Monitoring
Dashboards
- Platform Health — request rate, p95 latency, error ratio, CPU/mem per service.
- Attendance Funnel — punches ingested, processed, errored, flagged by code (per 5 min).
- Queue Health — Horizon queue depth + throughput per queue.
- Business KPIs — check-in completion rate by unit, late-check-in ratio, week-over-week trends.
Alerts
| Alert | Threshold | Severity |
|---|---|---|
/attendance/punch error ratio | > 2% over 5 min | page |
Queue depth punches | > 5,000 for 10 min | page |
| DB CPU | > 80% sustained 10 min | notify |
| Backup job failure | any | page |
| TLS cert expiry | < 14 days | notify |
| Login failure rate | > 20% over 10 min | notify (possible attack) |
SLOs
- Punch ingestion — 99.9% of requests in 2026 are accepted (HTTP 2xx) within 500 ms p95.
- Processing lag — 99% of punches produce an attendance row within 60 seconds.

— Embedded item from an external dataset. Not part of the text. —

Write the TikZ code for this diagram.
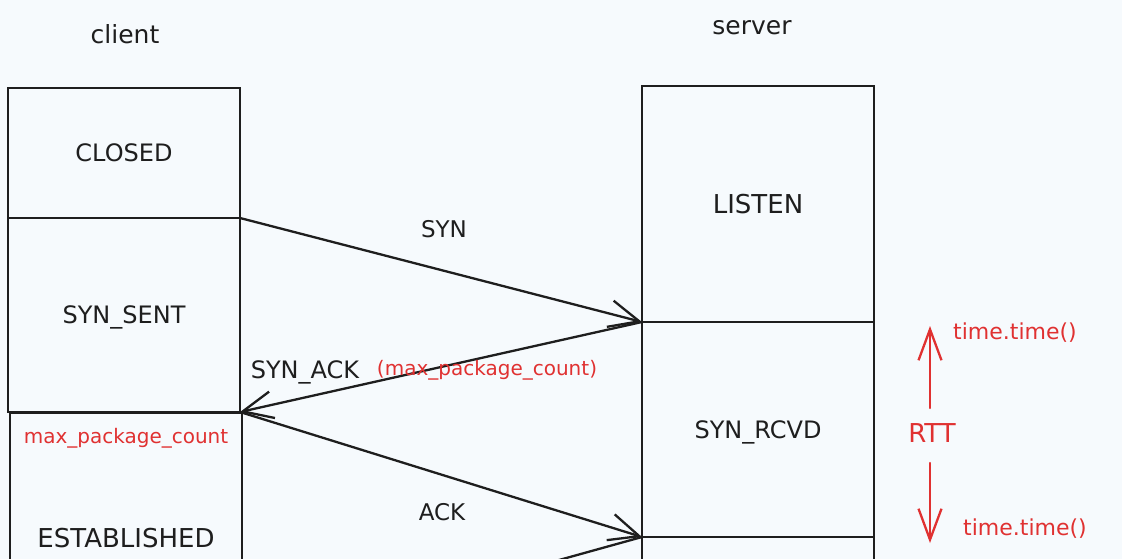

- Export — 95% of exports delivered under 2 minutes.
Log Taxonomy
Structured fields on every log line:
{ "ts": "...", "level": "...", "trace_id": "...", "user_id": 42,
"org_id": 1, "unit_id": 12, "action": "attendance.punch",
"outcome": "accepted", "flags": ["LATE_CHECK_IN"] }
Synthetic Monitoring
A canary job runs every 5 minutes:
- Logs in as a seeded synthetic employee.
- Performs a check-in with simulated GPS.
- Verifies the attendance row appears within 30 s.
- Alerts if the end-to-end pipeline breaks, independent of per-host probes.